We were even given permission to take food back to our room, despite the hotel having a strict no-food-in-rooms policy. "You’re different," the staff told us with a grin. "You’re training for something special."

Now don’t get me wrong, prepping on holiday is still hard. There were mornings I woke up flat as a pancake and so tired the thought of fasted cardio had me wanting to crawl back to bed. Training was rough. I was hot, hungry and missing my creature comforts. But one thing that made it manageable was the hotel gym. It wasn’t fancy, but it had what we needed, dumbbells, cable machines and enough space to grind out a decent session.

The heat, however, was brutal. I simply can’t train when I’m too hot, my energy tanks, my strength nosedives and I end up more irritable than pumped. So here’s another reason why this trip worked: the gym manager started meeting us there at 10am every morning just to switch on the air con for us. Every. Single. Day. He saw how serious we were and made sure we had the best possible set up to stay on track.

That small act of support meant the world. It turned each workout from a sweaty death march into something I could actually perform in. And that consistency added up.

We stood out, of course. Walking around with capped delts and sunken cheeks will get you some attention anywhere. But in Marrakesh, it was another level. Locals and hotel guests alike asked us what sport we were training for. Staff wanted photos. A few asked to see us flex — which we did, grinning, in between mouthfuls of chicken and salad. We were walking anatomy charts and they loved it.

What surprised me the most was just how possible it was to stay on plan, not because conditions were ideal, but because our mindset was. That’s what it really comes down to. Focus. Determination. And the ability to say no... over and over and over again. No to the pastries. No to the cocktails. No to the late-night snacks. But also yes, yes to the goal. Yes to the stage. Yes to yourself.
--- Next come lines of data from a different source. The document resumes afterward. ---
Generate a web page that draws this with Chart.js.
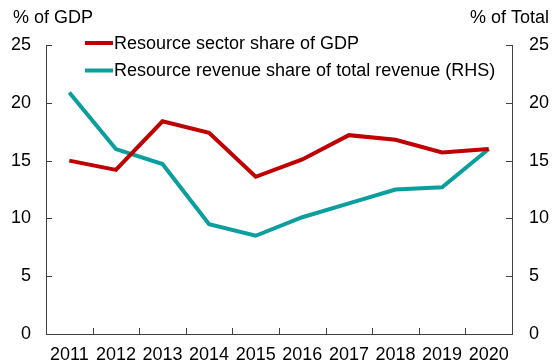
<!DOCTYPE html>
<html>
<head>
<meta charset="utf-8">
<script src="https://cdn.jsdelivr.net/npm/chart.js@4"></script>
<style>
  html, body { margin: 0; padding: 0; background: #fff; }
  #wrap { width: 553px; height: 363px; position: relative; }
</style>
</head>
<body>
<div id="wrap"><canvas id="c" width="553" height="363"></canvas></div>
<script>
// Years on the horizontal axis
const years = ['2011','2012','2013','2014','2015','2016','2017','2018','2019','2020'];
// Resource sector share of GDP, per cent (left axis)
const sectorShare = [15.0, 14.2, 18.4, 17.4, 13.6, 15.1, 17.2, 16.8, 15.7, 16.0];
// Resource revenue share of total revenue, per cent (right axis)
const revenueShare = [20.9, 16.0, 14.7, 9.5, 8.5, 10.1, 11.3, 12.5, 12.7, 16.0];
// Tick values shared by both vertical axes
const yTicks = [0, 5, 10, 15, 20, 25];

const RED = '#C00000';
const TEAL = '#0A9E9E';
const AXIS = '#404040';
const FAMILY = '"Liberation Sans", Arial, sans-serif';
const SIZE = 18;
const FONT = SIZE + 'px ' + FAMILY;

// Tick marks pointing into the plot, titles and the inset legend
const decorations = {
  id: 'decorations',
  afterDraw(chart) {
    const ctx = chart.ctx;
    const area = chart.chartArea;
    const x = chart.scales.x, y = chart.scales.y, y1 = chart.scales.y1;
    ctx.save();
    ctx.strokeStyle = AXIS;
    ctx.lineWidth = 1;
    const T = 6;
    ctx.beginPath();
    yTicks.forEach(v => {
      const py = Math.round(y.getPixelForValue(v)) + 0.5;
      ctx.moveTo(area.left, py); ctx.lineTo(area.left + T, py);
      const py1 = Math.round(y1.getPixelForValue(v)) + 0.5;
      ctx.moveTo(area.right, py1); ctx.lineTo(area.right - T, py1);
    });
    for (let i = 1; i < years.length; i++) {
      const px = Math.round((x.getPixelForValue(i - 1) + x.getPixelForValue(i)) / 2) + 0.5;
      ctx.moveTo(px, area.bottom); ctx.lineTo(px, area.bottom - T);
    }
    ctx.stroke();

    // Axis unit titles
    ctx.fillStyle = '#000';
    ctx.font = FONT;
    ctx.textBaseline = 'middle';
    ctx.textAlign = 'left';
    ctx.fillText('% of GDP', 13, 18);
    ctx.textAlign = 'right';
    ctx.fillText('% of Total', 549, 18);

    // Legend
    ctx.textAlign = 'left';
    chart.data.datasets.forEach((ds, i) => {
      const ly = 43 + i * 27.5;
      ctx.strokeStyle = ds.borderColor;
      ctx.lineWidth = 4;
      ctx.beginPath();
      ctx.moveTo(85, ly); ctx.lineTo(113, ly);
      ctx.stroke();
      ctx.fillStyle = '#000';
      ctx.fillText(ds.label, 114, ly + 1);
    });
    ctx.restore();
  }
};

new Chart(document.getElementById('c'), {
  type: 'line',
  data: {
    labels: years,
    datasets: [
      { label: 'Resource sector share of GDP', data: sectorShare, yAxisID: 'y',
        borderColor: RED, backgroundColor: RED, borderWidth: 4, pointRadius: 0, tension: 0 },
      { label: 'Resource revenue share of total revenue (RHS)', data: revenueShare, yAxisID: 'y1',
        borderColor: TEAL, backgroundColor: TEAL, borderWidth: 4, pointRadius: 0, tension: 0 }
    ]
  },
  options: {
    responsive: false,
    animation: false,
    layout: { padding: { top: 45, left: 0, right: 0, bottom: 0 } },
    plugins: { legend: { display: false }, tooltip: { enabled: false } },
    scales: {
      x: {
        offset: true,
        grid: { display: false, drawTicks: false },
        border: { display: true, color: AXIS, width: 1 },
        ticks: { color: '#000', font: { family: FAMILY, size: SIZE },
                 padding: 10, maxRotation: 0, autoSkip: false },
        afterFit(s) { s.height = 29; }
      },
      y: {
        position: 'left', min: 0, max: 25,
        grid: { display: false, drawTicks: false },
        border: { display: true, color: AXIS, width: 1 },
        ticks: { stepSize: 5, color: '#000', padding: 15,
                 font: { family: FAMILY, size: SIZE } },
        afterFit(s) { s.width = 46; }
      },
      y1: {
        position: 'right', min: 0, max: 25,
        grid: { display: false, drawTicks: false },
        border: { display: true, color: AXIS, width: 1 },
        ticks: { stepSize: 5, color: '#000', padding: 17,
                 font: { family: FAMILY, size: SIZE } },
        afterFit(s) { s.width = 41; }
      }
    }
  },
  plugins: [decorations]
});
</script>
</body>
</html>
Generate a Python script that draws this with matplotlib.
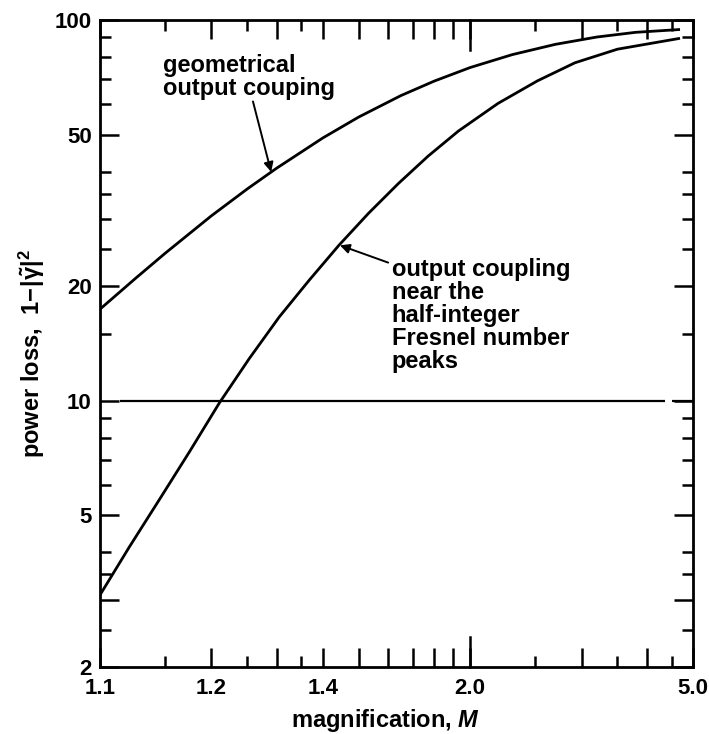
import numpy as np
import matplotlib.pyplot as plt
from matplotlib.ticker import FixedLocator, FixedFormatter, NullFormatter

plt.rcParams['font.family'] = ['Liberation Sans', 'DejaVu Sans']
plt.rcParams['font.weight'] = 'bold'
plt.rcParams['axes.labelweight'] = 'bold'
plt.rcParams['mathtext.fontset'] = 'custom'
plt.rcParams['mathtext.rm'] = 'Liberation Sans:bold'
plt.rcParams['mathtext.it'] = 'Liberation Sans:italic:bold'
plt.rcParams['mathtext.bf'] = 'Liberation Sans:bold'

# valeurs (perte en %)
geo_M = [1.10, 1.125, 1.15, 1.20, 1.25, 1.30, 1.40, 1.50, 1.65, 1.80, 2.00, 2.30, 2.70, 3.20, 3.80, 4.69]
geo_loss = [17.4, 21.0, 24.4, 30.6, 36.0, 40.8, 49.0, 55.6, 63.3, 69.1, 75.0, 81.1, 86.3, 90.2, 92.8, 94.4]

peak_M = [1.10, 1.12, 1.145, 1.175, 1.21, 1.253, 1.305, 1.367, 1.442, 1.532,
          1.64, 1.77, 1.93, 2.19, 2.52, 2.92, 3.50, 4.69]
peak_loss = [3.09, 4.13, 5.52, 7.38, 9.86, 12.9, 16.6, 20.7, 25.6, 31.1,
             37.2, 43.9, 51.1, 60.4, 69.2, 77.2, 83.8, 89.5]

ref_loss = 10

x_major = [1.1, 1.2, 1.3, 1.4, 1.5, 1.6, 1.7, 1.8, 1.9, 2.0, 3.0, 4.0, 5.0]
x_labels = {1.1: '1.1', 1.2: '1.2', 1.4: '1.4', 2.0: '2.0', 5.0: '5.0'}
x_minor = [1.15, 1.25, 1.35, 2.5, 3.5, 4.5]
y_major = [2, 3, 5, 10, 20, 50, 100]
y_labels = {2: '2', 5: '5', 10: '10', 20: '20', 50: '50', 100: '100'}
y_minor = [2.5, 3.5, 4, 6, 7, 8, 9, 15, 25, 30, 35, 40, 60, 70, 80, 90]


# l'axe des x est logarithmique en M-1
def fwd(m):
    return np.log10(np.clip(np.asarray(m, dtype=float) - 1, 1e-6, None))


def inv(u):
    return 10 ** np.asarray(u, dtype=float) + 1


fig = plt.figure(figsize=(7.09, 7.34), dpi=100)
ax = fig.add_axes([0.141, 0.0913, 0.8364, 0.8815])
ax.set_xscale('function', functions=(fwd, inv))
ax.set_yscale('log')
ax.set_xlim(1.1, 5.0)
ax.set_ylim(2, 100)

ax.plot(geo_M, geo_loss, color='k', lw=2.0, solid_capstyle='butt', solid_joinstyle='round')
ax.plot(peak_M, peak_loss, color='k', lw=2.0, solid_capstyle='butt', solid_joinstyle='round')
ax.hlines([ref_loss, ref_loss], [1.113, 4.51], [4.365, 5.0], color='k', lw=1.6)

for s in ax.spines.values():
    s.set_linewidth(2.0)

ax.xaxis.set_major_locator(FixedLocator(x_major))
ax.xaxis.set_major_formatter(FixedFormatter([x_labels.get(v, '') for v in x_major]))
ax.xaxis.set_minor_locator(FixedLocator(x_minor))
ax.xaxis.set_minor_formatter(NullFormatter())
ax.yaxis.set_major_locator(FixedLocator(y_major))
ax.yaxis.set_major_formatter(FixedFormatter([y_labels.get(v, '') for v in y_major]))
ax.yaxis.set_minor_locator(FixedLocator(y_minor))
ax.yaxis.set_minor_formatter(NullFormatter())

ax.tick_params(which='both', direction='in', top=True, right=True, width=1.8, color='k')
ax.tick_params(which='major', length=14)
ax.tick_params(which='minor', length=8)
ax.tick_params(axis='x', which='major', pad=8, labelsize=16)
ax.tick_params(axis='y', which='major', pad=6, labelsize=16)

# grand trait à M = 2.0
tr = ax.get_xaxis_transform()
ax.plot([2.0, 2.0], [0, 0.046], transform=tr, color='k', lw=1.8, clip_on=False)
ax.plot([2.0, 2.0], [0.954, 1], transform=tr, color='k', lw=1.8, clip_on=False)

ax.set_xlabel(r'magnification, $\mathit{M}$', fontsize=17)
ax.xaxis.set_label_coords(0.482, -0.062)
ax.set_ylabel(r'power loss,  $1\!-\!|\tilde{\mathrm{\gamma}}|^2$', fontsize=17)
ax.yaxis.set_label_coords(-0.089, 0.485)

arrow = dict(arrowstyle='-|>', color='k', lw=1.4, mutation_scale=14, shrinkA=0, shrinkB=0)

ax.text(0.106, 0.948, 'geometrical\noutput couping', transform=ax.transAxes,
        ha='left', va='top', fontsize=17, linespacing=1.0)
ax.annotate('', xy=(1.29, 39.9), xytext=(0.258, 0.874), textcoords='axes fraction',
            arrowprops=arrow)

ax.text(0.492, 0.632, 'output coupling\nnear the\nhalf-integer\nFresnel number\npeaks',
        transform=ax.transAxes, ha='left', va='top', fontsize=17, linespacing=1.0)
ax.annotate('', xy=(1.445, 25.6), xytext=(0.486, 0.625), textcoords='axes fraction',
            arrowprops=arrow)

fig.savefig('out.png', dpi=100)
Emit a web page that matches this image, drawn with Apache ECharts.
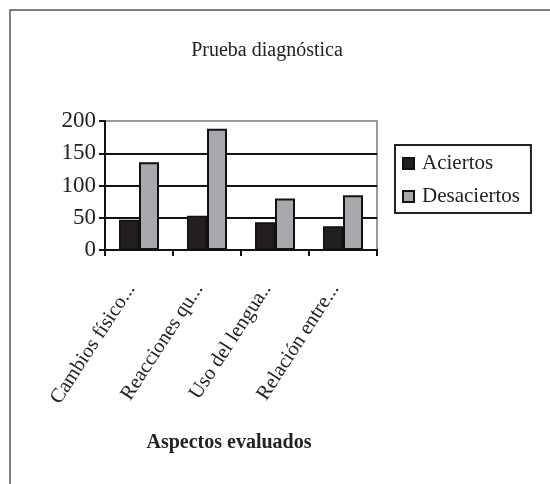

It would’ve been easy to slip, just a little. An extra handful of rice here, a “tiny taste” of baklava there. But that’s the thing about being three weeks out: there are no harmless slips. At that point, every detail counts. And we’d come too far to lose our edge in the name of temporary pleasure.

Bodybuilding isn’t normal. Prep isn’t comfortable. And prepping on holiday? That’s a whole new level of commitment. But what I learned in Marrakesh is that you can absolutely make it work, even under unusual circumstances, if your vision is clear and your dedication is bigger than your excuses.

I won’t lie, it was tough. But I didn’t come back with regret. I came back leaner, more focused and even more confident in my ability to handle pressure. And when I stepped on stage for my guest posing spot at the IBFA A1 Classic, part of that confidence came from knowing I stayed on track not just at home, but under palm trees in 45°c heat, with the support of people who genuinely wanted to see us succeed.

So if you’re prepping and wondering whether life has to stop, it doesn’t. You just have to carry your discipline with you, wherever you go. And maybe a food scale, too.